Movie making in China plays by its own rules, with a focus that is strongly maintained on China. There are lots of strings attached to things in China, as Christian Bale recently found out when he attempted to use his position as the Western star of a major Chinese epic for a political statement. But the strings in China are not just political. They are also social, cultural and business-related. A recent example can be found in the issues surround GM’s attempt to work with China in developing the Volt electric car.
The Chinese have a lot of rules, and when it comes to movies, they are looking to increase the size of the rule book, as demonstrated by a new proposal in Beijing concerning banned content in movies. Heck, the part that bans material that would “…propagate obscenity, gambling, drug abuse, violence or terror” is enough to quash a sizable number of movies from Hollywood.

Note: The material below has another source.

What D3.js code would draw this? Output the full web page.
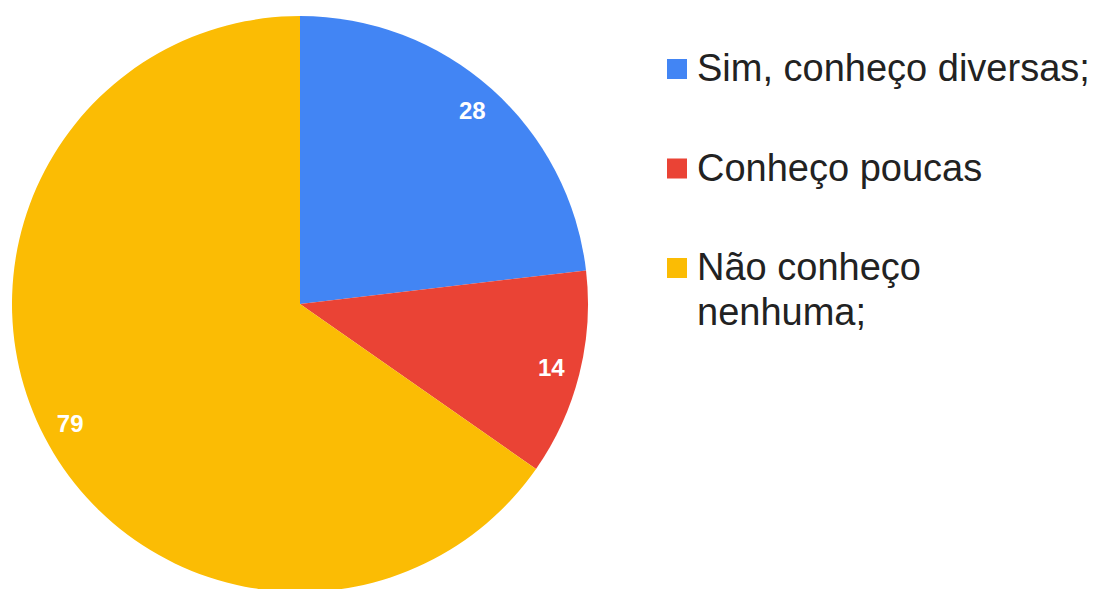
<html>
<head>
<meta charset="utf-8">
<script src="https://d3js.org/d3.v7.min.js"></script>
<style>
  body { margin: 0; background: #fff; }
  text { font-family: "Liberation Sans", Arial, sans-serif; }
</style>
</head>
<body>
<script>
// Categories, values and colours of the pie
var categories = ["Sim, conheço diversas;", "Conheço poucas", "Não conheço nenhuma;"];
var legendLines = [["Sim, conheço diversas;"], ["Conheço poucas"], ["Não conheço", "nenhuma;"]];
var values = [28, 14, 79];
var colors = ["#4285F4", "#EA4335", "#FBBC04"];

var width = 1098, height = 589;
var cx = 300, cy = 304, radius = 288;

var svg = d3.select("body").append("svg")
    .attr("width", width)
    .attr("height", height);

var data = categories.map(function(c, i) { return { name: c, value: values[i], color: colors[i] }; });

var pie = d3.pie()
    .sort(null)
    .value(function(d) { return d.value; });

var arc = d3.arc().innerRadius(0).outerRadius(radius);
// labels sit close to the rim, like in the original
var labelArc = d3.arc().innerRadius(radius * 0.9).outerRadius(radius * 0.9);

var g = svg.append("g").attr("transform", "translate(" + cx + "," + cy + ")");

var slices = g.selectAll(".slice")
    .data(pie(data))
    .enter().append("g")
    .attr("class", "slice");

slices.append("path")
    .attr("d", arc)
    .attr("fill", function(d) { return d.data.color; });

// value labels inside the slices
slices.append("text")
    .attr("transform", function(d) { return "translate(" + labelArc.centroid(d) + ")"; })
    .attr("dy", "0.36em")
    .attr("text-anchor", "middle")
    .attr("font-size", 24)
    .attr("font-weight", "bold")
    .attr("fill", "#fff")
    .text(function(d) { return d.data.value; });

// legend
var legendY = [69, 168.5, 268];
var legend = svg.selectAll(".legend")
    .data(data)
    .enter().append("g")
    .attr("class", "legend")
    .attr("transform", function(d, i) { return "translate(667," + legendY[i] + ")"; });

legend.append("rect")
    .attr("x", 0)
    .attr("y", -10)
    .attr("width", 20)
    .attr("height", 20)
    .attr("fill", function(d) { return d.color; });

legend.append("text")
    .attr("x", 30)
    .attr("y", 12)
    .attr("font-size", 38)
    .attr("fill", "#222")
    .selectAll("tspan")
    .data(function(d, i) { return legendLines[i]; })
    .enter().append("tspan")
    .attr("x", 30)
    .attr("dy", function(d, j) { return j === 0 ? 0 : 45; })
    .text(function(d) { return d; });
</script>
</body>
</html>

Which I suspect is part of the idea. Hollywood is so used to throwing its weight around in the foreign market that they have even forgotten that it exists. But I suspect that China is going to be a very different experience. I have the impression that the Chinese will even push right back. Based upon my marginal experience with them, they can even push hard.
But at least they are polite about it. The same cannot be said about Hollywood.